THE EXERCISE: Could the lines from the start of the data through the line with "-63.57, -63.45, -63.32]" be set down exactly, with no pictures among them?

DATASET EXCERPT:
━━━━━━━━━━━━━━━━━━━━
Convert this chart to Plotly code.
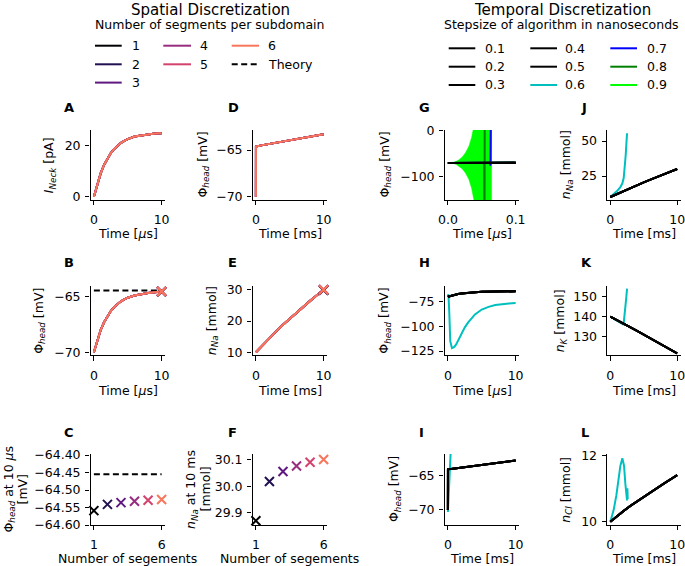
import plotly.graph_objects as go

W, H = 685, 566
FONT = "DejaVu Sans"
FS = 12.5

# ===================== data =====================
# ---- Spatial discretization (panels A-F) ----
segment_labels = ["1", "2", "3", "4", "5", "6"]
segment_numbers = [1, 2, 3, 4, 5, 6]
segment_colors = ["#000004", "#221150", "#5f187f", "#982d80", "#d3436e", "#f8765c"]

time_us = [0, 0.5, 1, 1.5, 2, 2.5, 3, 3.5, 4, 4.5, 5, 6, 7, 8, 9, 10]
neck_current_pA = [0, 5.1, 9.2, 12.5, 15.1, 17.2, 18.8, 20.1, 21.2, 22.0, 22.7, 23.7, 24.2, 24.6, 24.9, 25.0]
phi_head_us = [-70.0, -68.89, -68.0, -67.30, -66.73, -66.29, -65.93, -65.65, -65.42,
               -65.24, -65.09, -64.89, -64.76, -64.67, -64.60, -64.53]

time_ms_jump = [0, 0.01, 1, 2, 3, 4, 5, 6, 7, 8, 9, 10]
phi_head_ms = [-70.0, -64.62, -64.48, -64.35, -64.22, -64.09, -63.96, -63.83, -63.70, -63.57, -63.45, -63.32]

time_ms = [0, 1, 2, 3, 4, 5, 6, 7, 8, 9, 10]
n_na_spatial = [10.0, 12.3, 14.6, 16.7, 18.8, 20.8, 22.7, 24.6, 26.5, 28.3, 30.1]

phi_head_at_10us = [-64.559, -64.541, -64.536, -64.532, -64.529, -64.527]
n_na_at_10ms = [29.87, 30.018, 30.056, 30.077, 30.091, 30.101]
theory_phi_head = -64.455

# ---- Temporal discretization (panels G-L) ----
step_labels = ["0.1", "0.2", "0.3", "0.4", "0.5", "0.6", "0.7", "0.8", "0.9"]
step_colors = ["#000000", "#000000", "#000000", "#000000", "#000000",
               "#00bfbf", "#0000ff", "#008000", "#00ff00"]

# G: first 0.1 microseconds
g_time_stable = [0, 0.1]
g_phi_stable = [-70.0, -69.75]
g_time_06 = [0, 0.085, 0.1]
g_phi_06 = [-70.0, -70.0, -68.8]
g_time_07 = [0, 0.0625, 0.063, 0.0634]
g_phi_07 = [-70.0, -70.0, -76.0, 30.0]
g_time_08 = [0, 0.0535, 0.054, 0.0545]
g_phi_08 = [-70.0, -70.0, -260.0, 150.0]
g_time_09_env = [0.004, 0.008, 0.012, 0.016, 0.021, 0.026, 0.031, 0.035, 0.039, 0.0645]
g_phi_09_upper = [-70.0, -68.8, -66.8, -63.5, -57.5, -48.0, -34.0, -15.0, 15.0, 15.0]
g_phi_09_lower = [-70.0, -71.2, -73.2, -76.5, -82.5, -92.0, -106.0, -125.0, -155.0, -155.0]

# H: first 10 microseconds
h_phi_stable = [-70.0, -68.9, -68.0, -67.3, -66.7, -66.3, -65.9, -65.6, -65.4,
                -65.2, -65.1, -64.9, -64.75, -64.65, -64.6, -64.52]
h_time_06 = [0, 0.08, 0.2, 0.35, 0.6, 0.9, 1.2, 1.6, 2.0, 2.5, 3.0, 3.5, 4.0, 5.0, 6.0, 7.0, 8.0, 9.0, 10.0]
h_phi_06 = [-70.0, -67.5, -85.0, -115.0, -122.0, -121.0, -118.5, -113.0, -107.5, -101.0,
            -96.0, -91.5, -88.0, -83.0, -80.3, -78.5, -77.5, -76.9, -76.5]

# I: 10 milliseconds
i_phi_stable = [-70.0, -64.08, -63.95, -63.82, -63.69, -63.56, -63.44, -63.31, -63.18, -63.05, -62.93, -62.80]
i_time_06 = [0, 0.1, 0.2, 0.3, 0.4, 0.5]
i_phi_06 = [-70.3, -68.4, -66.3, -64.2, -62.0, -59.8]

# J, K, L: ion amounts over 10 ms
j_na_stable = [10.0, 12.2, 14.4, 16.5, 18.5, 20.5, 22.4, 24.3, 26.2, 28.1, 30.0]
j_time_06 = [0, 0.5, 1.0, 1.5, 1.8, 2.0, 2.1, 2.2, 2.3, 2.4, 2.5]
j_na_06 = [10.0, 11.9, 14.2, 17.0, 19.8, 23.5, 27.5, 33.0, 40.0, 48.0, 55.5]

k_k_stable = [140.0, 138.3, 136.5, 134.7, 132.9, 131.0, 129.2, 127.3, 125.4, 123.5, 121.7]
k_time_06 = [0, 0.5, 1.0, 1.5, 1.9, 2.0, 2.1, 2.2, 2.3, 2.4, 2.5]
k_k_06 = [140.0, 139.0, 138.0, 137.0, 136.2, 136.8, 139.5, 142.5, 146.0, 150.0, 154.0]

l_cl_stable = [10.0, 10.17, 10.33, 10.48, 10.62, 10.76, 10.9, 11.03, 11.16, 11.29, 11.42]
l_time_06 = [0, 0.5, 0.9, 1.25, 1.5, 1.8, 2.05, 2.25, 2.4, 2.5, 2.55, 2.6]
l_cl_06 = [10.0, 10.36, 10.8, 11.37, 11.7, 11.93, 11.7, 11.15, 10.68, 10.65, 11.02, 10.68]

# ===================== layout helpers =====================
COLS = {1: (90.5, 165.0), 2: (252.5, 327.0), 3: (444.5, 519.0), 4: (607.0, 680.5)}
ROWS = {1: (130.0, 200.0), 2: (286.0, 355.3), 3: (454.0, 525.0)}


def px(x):
    return x / W


def py(y):
    return 1 - y / H


def neg(v):
    return str(v).replace("-", "\u2212")


TIME_R = [-0.5, 10.5]
SEG_R = [0.75, 6.25]
panels = {
    # letter: (index, col, row, xrange, xticks, xticktext, yrange, yticks, yticktext)
    "A": (1, 1, 1, TIME_R, [0, 10], None, [-1.25, 26.25], [0, 20], None),
    "B": (2, 1, 2, TIME_R, [0, 10], None, [-70.27, -64.04], [-70, -65], None),
    "C": (3, 1, 3, SEG_R, [1, 6], None, [-64.6, -64.397],
          [-64.6, -64.55, -64.5, -64.45, -64.4], ["\u221264.60", "\u221264.55", "\u221264.50", "\u221264.45", "\u221264.40"]),
    "D": (4, 2, 1, TIME_R, [0, 10], None, [-70.35, -62.86], [-70, -65], None),
    "E": (5, 2, 2, TIME_R, [0, 10], None, [9.02, 31.28], [10, 20, 30], None),
    "F": (6, 2, 3, SEG_R, [1, 6], None, [29.854, 30.122], [29.9, 30.0, 30.1], ["29.9", "30.0", "30.1"]),
    "G": (7, 3, 1, [-0.005, 0.105], [0, 0.1], ["0.0", "0.1"], [-150.7, 1.5], [-100, 0], None),
    "H": (8, 3, 2, TIME_R, [0, 10], None, [-129.3, -59.2], [-125, -100, -75], None),
    "I": (9, 3, 3, TIME_R, [0, 10], None, [-72.19, -61.84], [-70, -65], None),
    "J": (10, 4, 1, TIME_R, [0, 10], None, [7.86, 57.86], [25, 50], None),
    "K": (11, 4, 2, TIME_R, [0, 10], None, [120.7, 155.35], [130, 140, 150], None),
    "L": (12, 4, 3, TIME_R, [0, 10], None, [9.9, 12.06], [10, 12], None),
}

fig = go.Figure()
layout = dict(template="none", width=W, height=H, autosize=False,
              margin=dict(l=0, r=0, t=0, b=0, pad=0, autoexpand=False),
              paper_bgcolor="white", plot_bgcolor="white", showlegend=False,
              font=dict(family=FONT, size=FS, color="black"))


def axname(i):
    return "" if i == 1 else str(i)


for letter, (i, c, r, xr, xt, xtt, yr, yt, ytt) in panels.items():
    x0, x1 = COLS[c]
    y0, y1 = ROWS[r]
    common = dict(showline=True, linecolor="black", linewidth=1.1, ticks="outside", ticklen=4.4,
                  tickwidth=1.1, tickcolor="black", showgrid=False, zeroline=False, fixedrange=True,
                  automargin=False, ticklabeloverflow="allow",
                  tickfont=dict(family=FONT, size=FS, color="black"))
    layout["xaxis" + axname(i)] = dict(domain=[px(x0), px(x1)], range=xr, tickvals=xt,
                                       ticktext=xtt if xtt else [neg(v) for v in xt],
                                       anchor="y" + axname(i), ticklabelstandoff=4, **common)
    layout["yaxis" + axname(i)] = dict(domain=[py(y1), py(y0)], range=yr, tickvals=yt,
                                       ticktext=ytt if ytt else [neg(v) for v in yt],
                                       anchor="x" + axname(i), ticklabelstandoff=2, **common)


def line(letter, x, y, color, width=2, dash=None, fill=None):
    i = panels[letter][0]
    fig.add_trace(go.Scatter(x=x, y=y, xaxis="x" + axname(i), yaxis="y" + axname(i), mode="lines",
                             line=dict(color=color, width=width, dash=dash), fill=fill,
                             fillcolor=color if fill else None,
                             showlegend=False, hoverinfo="skip"))


def marks(letter, x, y, color, size=9):
    i = panels[letter][0]
    fig.add_trace(go.Scatter(x=x, y=y, xaxis="x" + axname(i), yaxis="y" + axname(i), mode="markers",
                             marker=dict(symbol="x-thin", size=size, color=color,
                                         line=dict(color=color, width=2)),
                             showlegend=False, hoverinfo="skip", cliponaxis=False))


DASH = "6px,3.5px"

# ---- spatial panels ----
line("B", [0, 10], [theory_phi_head, theory_phi_head], "black", dash=DASH)
line("C", [1, 6], [theory_phi_head, theory_phi_head], "black", dash=DASH)
for k, col in enumerate(segment_colors):
    line("A", time_us, neck_current_pA, col)
    line("B", time_us, phi_head_us, col)
    line("D", time_ms_jump, phi_head_ms, col)
    line("E", time_ms, n_na_spatial, col)
for k, col in enumerate(segment_colors):
    marks("B", [10], [phi_head_at_10us[k]], col)
    marks("E", [10], [n_na_at_10ms[k]], col)
    marks("C", [segment_numbers[k]], [phi_head_at_10us[k]], col)
    marks("F", [segment_numbers[k]], [n_na_at_10ms[k]], col)

# ---- temporal panels (largest step drawn first, smallest on top) ----
env_x = g_time_09_env + g_time_09_env[::-1]
env_y = g_phi_09_upper + g_phi_09_lower[::-1]
line("G", env_x, env_y, step_colors[8], width=0.5, fill="toself")
line("G", g_time_08, g_phi_08, step_colors[7])
line("G", g_time_07, g_phi_07, step_colors[6])
line("G", g_time_06, g_phi_06, step_colors[5])
line("H", h_time_06, h_phi_06, step_colors[5])
line("I", i_time_06, i_phi_06, step_colors[5])
line("J", j_time_06, j_na_06, step_colors[5])
line("K", k_time_06, k_k_06, step_colors[5])
line("L", l_time_06, l_cl_06, step_colors[5])
for s in range(4, -1, -1):
    col = step_colors[s]
    line("G", g_time_stable, g_phi_stable, col)
    line("H", time_us, h_phi_stable, col)
    line("I", time_ms_jump, i_phi_stable, col)
    line("J", time_ms, j_na_stable, col)
    line("K", time_ms, k_k_stable, col)
    line("L", time_ms, l_cl_stable, col)

# ===================== text =====================
ann = []
shapes = []


def text(x, y, s, size=FS, xanchor="center", angle=0):
    ann.append(dict(x=px(x), y=py(y), xref="paper", yref="paper", text=s, showarrow=False,
                    xanchor=xanchor, yanchor="middle", textangle=angle,
                    font=dict(family=FONT, size=size, color="black")))


PHI = "\u03a6<sub><i>head</i></sub> [mV]"
NNA = "<i>n</i><sub><i>Na</i></sub> [mmol]"
T_US = "Time [<i>\u03bc</i>s]"
T_MS = "Time [ms]"
NSEG = "Number of segements"

ytitles = {
    "A": (49.2, "<i>I</i><sub><i>Neck</i></sub> [pA]"),
    "B": (39.2, PHI),
    "D": (202.5, PHI),
    "E": (212.5, NNA),
    "G": (384.5, PHI),
    "H": (385.0, PHI),
    "I": (394.5, PHI),
    "J": (566.2, NNA),
    "K": (560.7, "<i>n</i><sub><i>K</i></sub> [mmol]"),
    "L": (566.2, "<i>n</i><sub><i>Cl</i></sub> [mmol]"),
}
xtitles = {"A": T_US, "B": T_US, "C": NSEG, "D": T_MS, "E": T_MS, "F": NSEG,
           "G": T_US, "H": T_US, "I": T_MS, "J": T_MS, "K": T_MS, "L": T_MS}
XT_Y = {1: 233.4, 2: 390.7, 3: 558.6}
LETTER_X = {1: 62.0, 2: 225.5, 3: 417.0, 4: 578.5}
LETTER_Y = {1: 107.6, 2: 262.2, 3: 432.5}

for letter, (i, c, r, *_rest) in panels.items():
    x0, x1 = COLS[c]
    y0, y1 = ROWS[r]
    text((x0 + x1) / 2, XT_Y[r], xtitles[letter])
    if letter in ytitles:
        xx, s = ytitles[letter]
        text(xx, (y0 + y1) / 2, s, angle=-90)
    text(LETTER_X[c], LETTER_Y[r], "<b>%s</b>" % letter, size=13, xanchor="left")

# two-line y titles of C and F
mid3 = (ROWS[3][0] + ROWS[3][1]) / 2
text(9.0, mid3, "\u03a6<sub><i>head</i></sub> at 10 <i>\u03bc</i>s", angle=-90)
text(22.0, mid3, "[mV]", angle=-90)
text(191.5, mid3, "<i>n</i><sub><i>Na</i></sub> at 10 ms", angle=-90)
text(205.0, mid3, "[mmol]", angle=-90)

# ---- headers ----
text(210.0, 9.5, "Spatial Discretization", size=15)
text(209.2, 25.0, "Number of segments per subdomain")
text(562.8, 9.5, "Temporal Discretization", size=15)
text(561.2, 25.0, "Stepsize of algorithm in nanoseconds")


# ---- legends (drawn from the series lists) ----
def legend_entry(xa, xb, xl, y, label, color, dash=None):
    shapes.append(dict(type="line", xref="paper", yref="paper", x0=px(xa), x1=px(xb),
                       y0=py(y), y1=py(y), line=dict(color=color, width=2, dash=dash)))
    text(xl, y, label, xanchor="left")


sp_cols = [(95.0, 121.7, 129.5), (163.3, 191.0, 197.8), (231.7, 259.0, 266.0)]
sp_rows = [45.7, 64.3, 82.6]
sp_entries = [(lab, col, None) for lab, col in zip(segment_labels, segment_colors)] + [("Theory", "black", DASH)]
sp_slots = [(0, 0), (0, 1), (0, 2), (1, 0), (1, 1), (2, 0), (2, 1)]
for (lab, col, dash), (ci, ri) in zip(sp_entries, sp_slots):
    xa, xb, xl = sp_cols[ci]
    legend_entry(xa, xb, xl, sp_rows[ri], lab, col, dash)

tp_cols = [(448.7, 475.3, 483.3), (530.3, 557.0, 563.3), (610.3, 637.0, 645.0)]
tp_rows = [48.3, 66.7, 85.0]
for k, (lab, col) in enumerate(zip(step_labels, step_colors)):
    xa, xb, xl = tp_cols[k // 3]
    legend_entry(xa, xb, xl, tp_rows[k % 3], lab, col)

layout["annotations"] = ann
layout["shapes"] = shapes
fig.update_layout(**layout)
fig.write_html("out.html", config={"displayModeBar": False},
               post_script="document.body.style.margin='0px';")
━━━━━━━━━━━━━━━━━━━━
THE REPLY:
Convert this chart to Plotly code.
import plotly.graph_objects as go

W, H = 685, 566
FONT = "DejaVu Sans"
FS = 12.5

# ===================== data =====================
# ---- Spatial discretization (panels A-F) ----
segment_labels = ["1", "2", "3", "4", "5", "6"]
segment_numbers = [1, 2, 3, 4, 5, 6]
segment_colors = ["#000004", "#221150", "#5f187f", "#982d80", "#d3436e", "#f8765c"]

time_us = [0, 0.5, 1, 1.5, 2, 2.5, 3, 3.5, 4, 4.5, 5, 6, 7, 8, 9, 10]
neck_current_pA = [0, 5.1, 9.2, 12.5, 15.1, 17.2, 18.8, 20.1, 21.2, 22.0, 22.7, 23.7, 24.2, 24.6, 24.9, 25.0]
phi_head_us = [-70.0, -68.89, -68.0, -67.30, -66.73, -66.29, -65.93, -65.65, -65.42,
               -65.24, -65.09, -64.89, -64.76, -64.67, -64.60, -64.53]

time_ms_jump = [0, 0.01, 1, 2, 3, 4, 5, 6, 7, 8, 9, 10]
phi_head_ms = [-70.0, -64.62, -64.48, -64.35, -64.22, -64.09, -63.96, -63.83, -63.70, -63.57, -63.45, -63.32]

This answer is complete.